Late in the afternoon I drove out into the oasis, which is a suburb on the southeast of the city. We were soon in the midst of it and passing along by the familiar scene of palm groves, with fruit trees and vegetables and silent roads. It was a more open country than usual, and there was an abundance of gardens with houses in them; it had more the character of suburban villa life, a place of retirement from the city, than any oasis I had seen. The soil had much red in it, and this gave a strong ground-color over which the greens rose darkly on the blue. The tall wells—the guerbas—were a common feature in the gardens, for the oasis is watered in the old way by means of a pulley arrangement between two high standards over which runs a rope worked by a mule or camel or other beast of all work, which tramped to and fro beneath as the goatskin bucket rose and fell. I visited some of these gardens, picked oranges, and wandered about and talked with the laborers. We came out on the desert sharp as the line of a sea beach, cut by the palms; there was a fort or two on the edge, and the hard, barren waste swept away with the finality of an ocean toward the far distant mountain range southward.

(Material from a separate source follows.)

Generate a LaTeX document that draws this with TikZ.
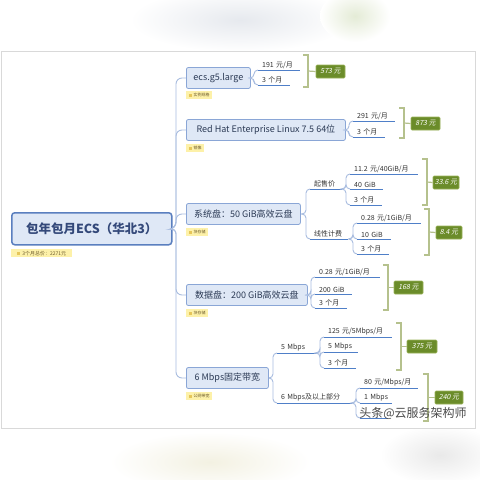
\documentclass[tikz,border=0pt]{standalone}
\usepackage{fontspec}
\setmainfont{Noto Sans CJK SC}
\newfontfamily\slfont[FakeSlant=0.2]{Noto Sans CJK SC}
\definecolor{bgc}{HTML}{FFFFFF}
\definecolor{panelc}{HTML}{D9D9D9}
\definecolor{linec}{HTML}{A9BDE0}
\definecolor{ulc}{HTML}{4F7FC8}
\definecolor{topicfill}{HTML}{DFE8F6}
\definecolor{topicdraw}{HTML}{8AA6D6}
\definecolor{topictext}{HTML}{2B3A55}
\definecolor{rootdraw}{HTML}{5A7FBF}
\definecolor{roottext}{HTML}{34497A}
\definecolor{notefill}{HTML}{FDF1A9}
\definecolor{notetext}{HTML}{6E5C2E}
\definecolor{notesqc}{HTML}{E6C65A}
\definecolor{brkc}{HTML}{B5C18D}
\definecolor{greenfill}{HTML}{6B8C2A}
\definecolor{greendraw}{HTML}{9BB35A}
\definecolor{leaftext}{HTML}{333333}
\definecolor{wmc}{HTML}{4A4A4A}
\definecolor{blobA}{HTML}{E6E9EE}
\definecolor{blobB}{HTML}{E4EBD6}
\definecolor{blobC}{HTML}{F3F1E2}
\definecolor{blobD}{HTML}{E9E9E9}
\newcommand\nsq{\textcolor{notesqc}{\rule{3pt}{3pt}}\hspace{2pt}}
\tikzset{
  rootbox/.style={draw=rootdraw, line width=1.5pt, fill=topicfill, rounded corners=3pt,
    minimum width=160pt, minimum height=32pt, anchor=north west, text=roottext,
    font=\fontsize{12.5}{14}\selectfont\bfseries, inner sep=0pt},
  topic/.style={draw=topicdraw, line width=0.8pt, fill=topicfill, rounded corners=2pt,
    minimum width=#1, minimum height=21pt, anchor=west, text=topictext,
    font=\fontsize{9}{11}\selectfont, inner sep=0pt},
  notebox/.style={fill=notefill, anchor=north west, text=notetext, inner xsep=2pt, inner ysep=0pt,
    minimum height=8pt, font=\fontsize{4}{5}\selectfont},
  leaf/.style={anchor=south west, text width=#1, align=left, inner xsep=4pt, inner ysep=1.5pt,
    text=leaftext, font=\fontsize{7}{8}\selectfont},
  uline/.style={draw=ulc, line width=0.9pt},
  lvl/.style={draw=linec, line width=0.9pt, rounded corners=4pt},
  brk/.style={draw=brkc, line width=1.2pt},
  greenbox/.style={fill=greenfill, draw=greendraw, line width=0.6pt, rounded corners=1pt,
    minimum width=#1, minimum height=13pt, inner sep=0pt, text=white,
    font=\fontsize{7}{8}\selectfont\slfont},
}
\begin{document}
\begin{tikzpicture}[x=1pt,y=-1pt]
\useasboundingbox (0,0) rectangle (480,480);
% background
\fill[bgc] (0,0) rectangle (480,480);
\shade[inner color=blobA, outer color=bgc] (240,20) ellipse (110 and 32);
\shade[inner color=blobB, outer color=bgc] (355,16) ellipse (35 and 26);
\shade[inner color=blobC, outer color=bgc] (210,462) ellipse (100 and 30);
\shade[inner color=blobD, outer color=bgc] (440,455) ellipse (60 and 30);
\draw[panelc, fill=white, line width=0.6pt] (1,51) rectangle (475,428);

% root
\node[rootbox] (root) at (11,212) {包年包月ECS（华北3）};
\node[notebox, minimum width=61pt, font=\fontsize{5}{6}\selectfont] (rootnote) at (11,249) {\nsq 3个月总价：2271元};

% level 1 topics
\node[topic=64pt] (ecs) at (186,78) {ecs.g5.large};
\node[topic=159pt] (rhel) at (186,130) {Red Hat Enterprise Linux 7.5 64位};
\node[topic=114pt] (sys) at (186,214) {系统盘：50 GiB高效云盘};
\node[topic=121pt] (data) at (186,295) {数据盘：200 GiB高效云盘};
\node[topic=82pt] (bw) at (186,378) {6 Mbps固定带宽};

\node[notebox, minimum width=26pt] (ecsn) at (186,91) {\nsq 实例规格};
\node[notebox, minimum width=18pt] (rheln) at (186,144) {\nsq 镜像};
\node[notebox, minimum width=22pt] (sysn) at (186,228) {\nsq 块存储};
\node[notebox, minimum width=22pt] (datan) at (186,309) {\nsq 块存储};
\node[notebox, minimum width=26pt] (bwn) at (186,392) {\nsq 公网带宽};

% spine
\coordinate (sp) at (176,228);
\foreach \t in {ecs,rhel,sys,data,bw} {\draw[lvl, rounded corners=6pt] (root.east) -- (sp) |- (\t.west);}

% ECS group
\node[leaf=34pt] (e1) at (258,70) {191 元/月};
\node[leaf=24pt] (e2) at (258,85) {3 个月};
\foreach \n in {e1,e2} {\draw[uline] (\n.south west) -- (\n.south east);
  \draw[lvl] (ecs.east) -- (254,78) |- (\n.south west);}
\draw[brk] (303,55) -- (308,55) -- (308,87) -- (303,87);
\coordinate (eb) at (308,71);
\node[greenbox=29pt] (eg) at (330.5,71.5) {573 元};
\draw[brk] (eb) -- (eg.west);

% RHEL group
\node[leaf=34pt] (r1) at (353,121) {291 元/月};
\node[leaf=24pt] (r2) at (353,137) {3 个月};
\foreach \n in {r1,r2} {\draw[uline] (\n.south west) -- (\n.south east);
  \draw[lvl] (rhel.east) -- (349,130) |- (\n.south west);}
\draw[brk] (399,108) -- (404,108) -- (404,138) -- (399,138);
\coordinate (rb) at (404,123);
\node[greenbox=29pt] (rg) at (425.5,123.5) {873 元};
\draw[brk] (rb) -- (rg.west);

% system disk group
\node[leaf=24pt] (s1) at (310,189) {起售价};
\node[leaf=30pt] (s2) at (310,239) {线性计费};
\foreach \n in {s1,s2} {\draw[uline] (\n.south west) -- (\n.south east);
  \draw[lvl] (sys.east) -- (306,214) |- (\n.south west);}
\node[leaf=60pt] (s11) at (350,174) {11.2 元/40GiB/月};
\node[leaf=25pt] (s12) at (350,189) {40 GiB};
\node[leaf=24pt] (s13) at (350,205) {3 个月};
\foreach \n in {s11,s12,s13} {\draw[uline] (\n.south west) -- (\n.south east);
  \draw[lvl] (s1.south east) -- (346,189) |- (\n.south west);}
\draw[brk] (422,159) -- (427,159) -- (427,205) -- (422,205);
\coordinate (s1b) at (427,182);
\node[greenbox=26pt] (s1g) at (446,182.5) {33.6 元};
\draw[brk] (s1b) -- (s1g.west);
\node[leaf=56pt] (s21) at (357,223) {0.28 元/1GiB/月};
\node[leaf=26pt] (s22) at (357,239) {10 GiB};
\node[leaf=24pt] (s23) at (357,254) {3 个月};
\foreach \n in {s21,s22,s23} {\draw[uline] (\n.south west) -- (\n.south east);
  \draw[lvl] (s2.south east) -- (353,239) |- (\n.south west);}
\draw[brk] (424,209) -- (429,209) -- (429,255) -- (424,255);
\coordinate (s2b) at (429,232);
\node[greenbox=26pt] (s2g) at (449,232.5) {8.4 元};
\draw[brk] (s2b) -- (s2g.west);

% data disk group
\node[leaf=57pt] (d1) at (315,277) {0.28 元/1GiB/月};
\node[leaf=29pt] (d2) at (315,294) {200 GiB};
\node[leaf=24pt] (d3) at (315,308) {3 个月};
\foreach \n in {d1,d2,d3} {\draw[uline] (\n.south west) -- (\n.south east);
  \draw[lvl] (data.east) -- (311,295) |- (\n.south west);}
\draw[brk] (383,265) -- (388,265) -- (388,310) -- (383,310);
\coordinate (db) at (388,287.5);
\node[greenbox=29pt] (dg) at (408.5,287.5) {168 元};
\draw[brk] (db) -- (dg.west);

% bandwidth group
\node[leaf=33pt] (b1) at (277,353) {5 Mbps};
\node[leaf=67pt] (b2) at (277,403) {6 Mbps及以上部分};
\foreach \n in {b1,b2} {\draw[uline] (\n.south west) -- (\n.south east);
  \draw[lvl] (bw.east) -- (273,378) |- (\n.south west);}
\node[leaf=60pt] (b11) at (324,337) {125 元/5Mbps/月};
\node[leaf=26pt] (b12) at (324,352) {5 Mbps};
\node[leaf=24pt] (b13) at (324,368) {3 个月};
\foreach \n in {b11,b12,b13} {\draw[uline] (\n.south west) -- (\n.south east);
  \draw[lvl] (b1.south east) -- (320,353) |- (\n.south west);}
\draw[brk] (396,323) -- (401,323) -- (401,370) -- (396,370);
\coordinate (b1b) at (401,346.5);
\node[greenbox=30pt] (b1g) at (422,346.5) {375 元};
\draw[brk] (b1b) -- (b1g.west);
\node[leaf=50pt] (b21) at (360,388) {80 元/Mbps/月};
\node[leaf=24pt] (b22) at (360,403) {1 Mbps};
\coordinate (b23a) at (360,418);
\coordinate (b23b) at (388,418);
\foreach \n in {b21,b22} {\draw[uline] (\n.south west) -- (\n.south east);
  \draw[lvl] (b2.south east) -- (356,403) |- (\n.south west);}
\draw[uline] (b23a) -- (b23b);
\draw[lvl] (b2.south east) -- (356,403) |- (b23a);
\draw[brk] (423,374) -- (428,374) -- (428,421) -- (423,421);
\coordinate (b2b) at (428,397.5);
\node[greenbox=28pt] (b2g) at (449,397.5) {240 元};
\draw[brk] (b2b) -- (b2g.west);

% watermark
\node[text=wmc, font=\fontsize{12}{13}\selectfont, inner sep=0pt] (wm) at (413,413) {头条@云服务架构师};
\end{tikzpicture}
\end{document}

Two Turkish officers rode up from the route; they were fine figures, splendidly horsed, and looked very real. On the way back we saw many Turkish soldiers, sturdy, capable men, badly clothed but military in every way. I was more interested in the groups and solitary figures returning from the market to their homes, the Bedouins with sticks in their hands or over their shoulders. How they walked! What an erectness in their heads! What an élan in their stride forward! Strangely enough, they reminded me of the virgins of the Erechtheum, the caryatides. I have never elsewhere seen such a pose. How like in color to earth, too, with their browns and grays on the strong tones of the roads they walked along! It was the clearness before twilight, and all the lines of the landscape were lowered and strong in the level rays; the palmy roads, the soldiers, the Bedouins made a picture fuller of life than one usually sees in an oasis. One felt the neighborhood of the city.